Surfers are taking to the bay’s surf breaks in numbers this week. Photo: Guy Mac Vimeo

At a time of year when the surf at Mount Maunganui beaches is normally flattish, local surfers are finding that there is plenty of surf around.

'We are all kind of surfed out, we've had surf two and a half weeks, non-stop waves, very unusual,” says surfer Byron Smith.

'There are great waves through the middle of the day, it's pumping at the main,” says Michael Casey.

'Down the coast, it's hard work, you really have to paddle.”

The long straight isobars on the weather maps show that the swell has a chance to build, says Byron.

The strengthening offshore breeze over the last couple of days has put a bit of a ‘wobble' in the waves.

The advantage for surfers at the Main Beach is ‘the elevator', the rip that will take a board rider right out. It makes the Main Beach easiest to surf in a big swell, but it's the same rip that saw lifeguards putting up warning signs this week.

'The clubbies haven't been out through the afternoon,” says fellow surfer Chris O'Donnell.

'I saw a girl traveller on a body board. She was on a toyshop body board. She was trying to swim against the rip the whole time and up against the rocks, and almost getting smashed against the rocks.

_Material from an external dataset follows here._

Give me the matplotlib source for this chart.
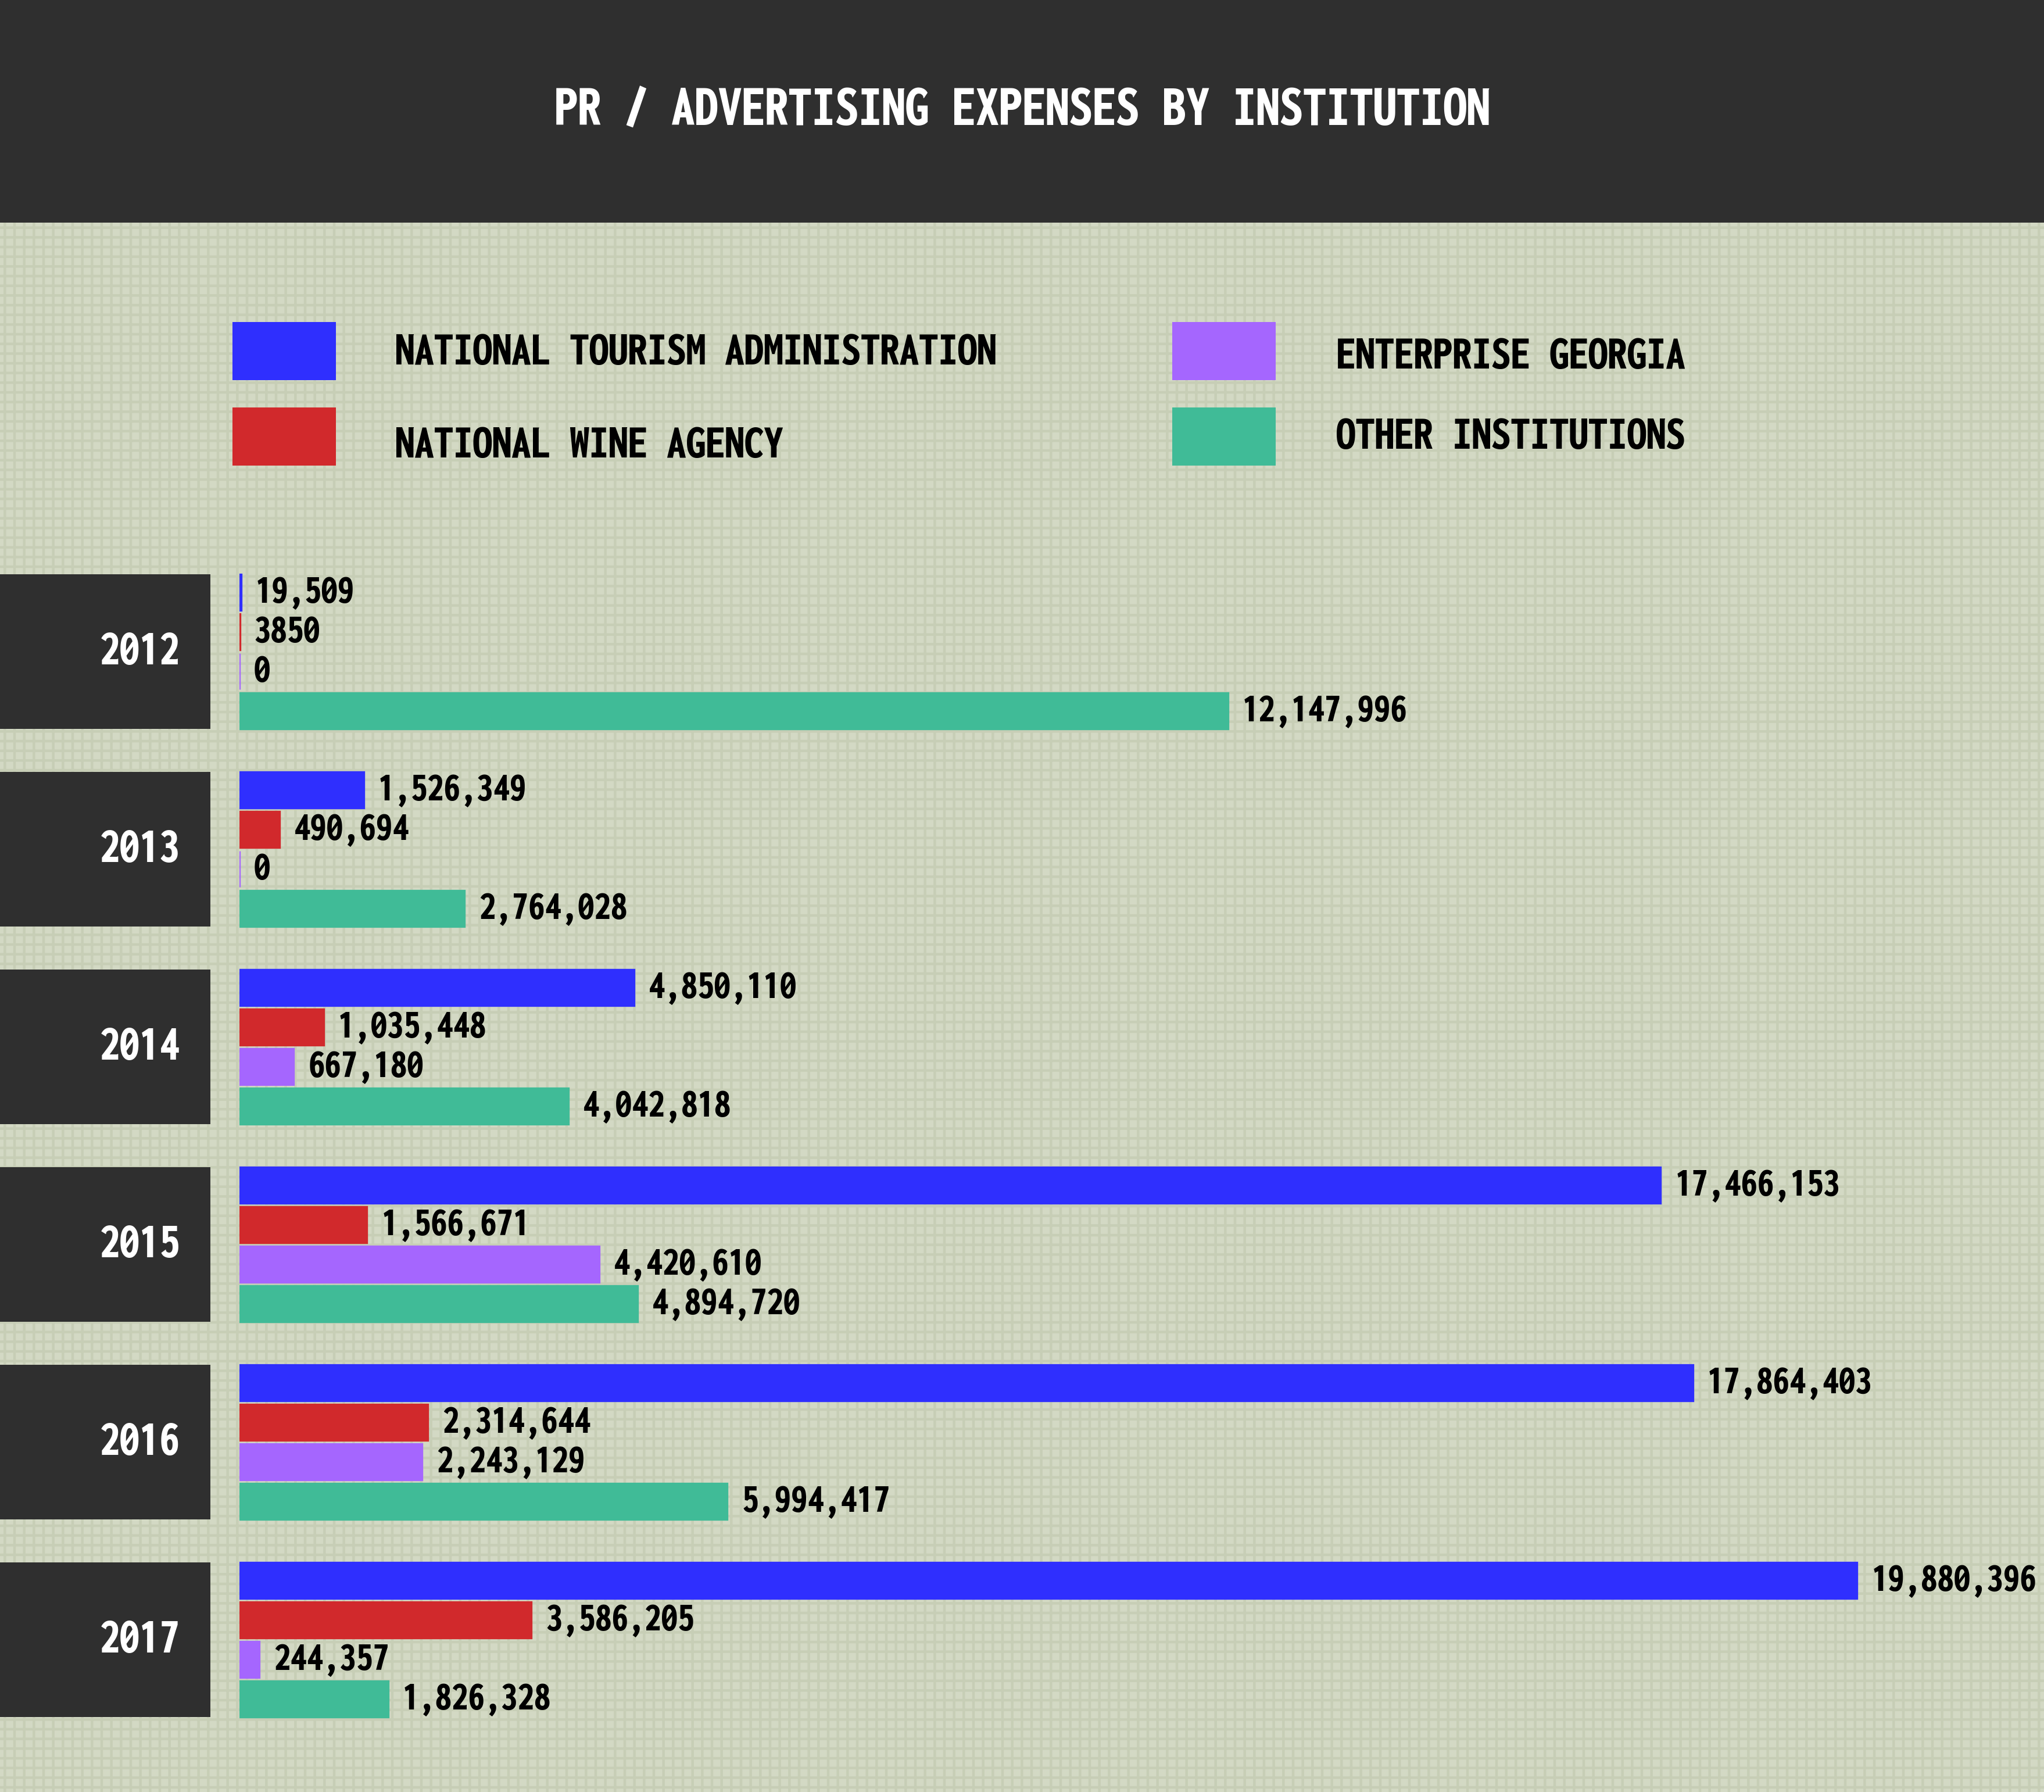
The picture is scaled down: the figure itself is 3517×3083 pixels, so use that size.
import matplotlib
matplotlib.use('Agg')
import matplotlib.pyplot as plt
import matplotlib.transforms as mtransforms
from matplotlib import font_manager
from matplotlib.patches import Rectangle

years = ['2012', '2013', '2014', '2015', '2016', '2017']
series = ['NATIONAL TOURISM ADMINISTRATION', 'NATIONAL WINE AGENCY',
          'ENTERPRISE GEORGIA', 'OTHER INSTITUTIONS']
tourism = [19509, 1526349, 4850110, 17466153, 17864403, 19880396]
wine = [3850, 490694, 1035448, 1566671, 2314644, 3586205]
enterprise = [0, 0, 667180, 4420610, 2243129, 244357]
other = [12147996, 2764028, 4042818, 4894720, 5994417, 1826328]
colors = ['#2f2ffe', '#d1292c', '#a566fe', '#40bb97']

title = 'PR / ADVERTISING EXPENSES BY INSTITUTION'

DARK = '#2f2f2f'
BG = '#d3d9c4'


def weight_num(w):
    return w if isinstance(w, int) else font_manager.weight_dict.get(w, 400)


# the original uses a tall, bold, condensed face; take the boldest narrow one installed
narrow = ('condensed', 'semi-condensed', 'extra-condensed', 'ultra-condensed')
cands = [f for f in font_manager.fontManager.ttflist
         if f.style == 'normal' and 'Mono' not in f.name
         and ('Narrow' in f.name or 'Condensed' in f.name or f.stretch in narrow)]
if cands:
    best = max(cands, key=lambda f: (min(weight_num(f.weight), 900), -len(f.name)))
    FP = font_manager.FontProperties(fname=best.fname)
else:
    FP = font_manager.FontProperties(family='DejaVu Sans', weight='bold')

plt.rcParams['hatch.linewidth'] = 1.6

W, H, DPI = 3517, 3083, 200


def fx(px):
    return px / W


def fy(py):
    return 1 - py / H


fig = plt.figure(figsize=(W / DPI, H / DPI), dpi=DPI, facecolor=BG)
renderer = fig.canvas.get_renderer()


def fit(texts, target_px, max_size):
    # one size for the group, chosen so the first text gets the reference width
    w = texts[0].get_window_extent(renderer).width
    size = min(max_size, texts[0].get_fontsize() * target_px / w)
    for t in texts:
        t.set_fontsize(size)


# light woven texture on the background
fig.add_artist(Rectangle((0, 0), 1, fy(383), transform=fig.transFigure, zorder=-5,
                         facecolor='none', edgecolor='#c7ceb6', hatch='++', lw=0))

# header band
fig.add_artist(Rectangle((0, fy(383)), 1, 383 / H, transform=fig.transFigure,
                         facecolor=DARK, edgecolor='none', zorder=-4))
t_title = fig.text(0.5, fy(190), title, color='white', fontproperties=FP,
                   fontsize=30, ha='center', va='center')
fit([t_title], 1611, 37)

# legend
legend_pos = [(400, 554, 680), (400, 701, 680), (2017, 554, 2299), (2017, 701, 2299)]
text_y = [606, 766, 613, 751]
legend_texts = []
for (x0, y0, tx), ty, name, c in zip(legend_pos, text_y, series, colors):
    fig.add_artist(Rectangle((fx(x0), fy(y0 + 100)), 178 / W, 100 / H,
                             transform=fig.transFigure, facecolor=c, edgecolor='none'))
    legend_texts.append(fig.text(fx(tx), fy(ty), name, fontproperties=FP, fontsize=26,
                                 ha='left', va='center', color='black'))
fit(legend_texts, 1097, 30)

# bars: one slot = 68 px, group pitch = 5 slots, first bar centre at y=1019 px
LEFT = 412
SLOT = 68
Y0 = 1019
PX_PER_M = 140

ax = fig.add_axes([fx(LEFT), 0, 1 - fx(LEFT), 1])
ax.set_xlim(0, (W - LEFT) / PX_PER_M * 1e6)
ax.set_ylim((H - Y0) / SLOT, -Y0 / SLOT)
ax.axis('off')
ax.patch.set_alpha(0)

bh = 62 / SLOT
trans = mtransforms.blended_transform_factory(fig.transFigure, ax.transData)

year_texts = []
value_texts = []
for i, year in enumerate(years):
    base = 5 * i
    ax.add_patch(Rectangle((0, base - bh / 2), fx(362), 3 + bh, transform=trans,
                           facecolor=DARK, edgecolor='none', clip_on=False))
    year_texts.append(ax.text(fx(241), base + 1.5, year, transform=trans,
                              color='white', fontproperties=FP, fontsize=31,
                              ha='center', va='center'))
    for j, vals in enumerate([tourism, wine, enterprise, other]):
        v = vals[i]
        ax.barh(base + j, v, height=bh, color=colors[j], edgecolor=colors[j], lw=1.2)
        label = f'{v:,}' if v >= 10000 else str(v)
        value_texts.append(ax.annotate(label, (v, base + j), xytext=(9, 0),
                                       textcoords='offset points', fontproperties=FP,
                                       fontsize=25, ha='left', va='center',
                                       color='black'))

fit(year_texts, 157, 31)
# widest label, 19,880,396, is about 284 px wide in the reference
value_texts.insert(0, value_texts.pop(4 * 5))
fit(value_texts, 284, 26)

fig.savefig('out.png', dpi=DPI, facecolor=BG)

'I was just about to dive in and grab her when I saw a surfer going for paddle out through the rip. I said ‘Can you just grab that girl, she's struggling'. He said, ‘Sure bro, hold my board'.

'And he dived in to grab her.

'She was clueless, she didn't know. They have got signs out ‘Danger Rips' but they only put those out about 2-3pm. They should have been out most of the day because when you have this much water pushing in around it sucks the rip which we call the elevator, it just takes you straight out all the time.

'A couple of guys were telling me there were guys like a 1000 meters out today trying to paddle in on foam top boards.”

The coast is also full of people at the breaks at Tay Street, Clyde Street, Hart Street, all along Marine Parade.

There were also an estimated 80 people surfing the break on Matakana Island on Wednesday. Access is by boat or some surfers take the ferry and walk the kilometre or two along the beach.

Matakana is a more energetic break and the NZ Surf Guide recommends it for intermediate to expert surfers.

'The island is unforgiving. If you end up on the beach and you are not a good surfer, you are walking back to the entrance,” says Michael.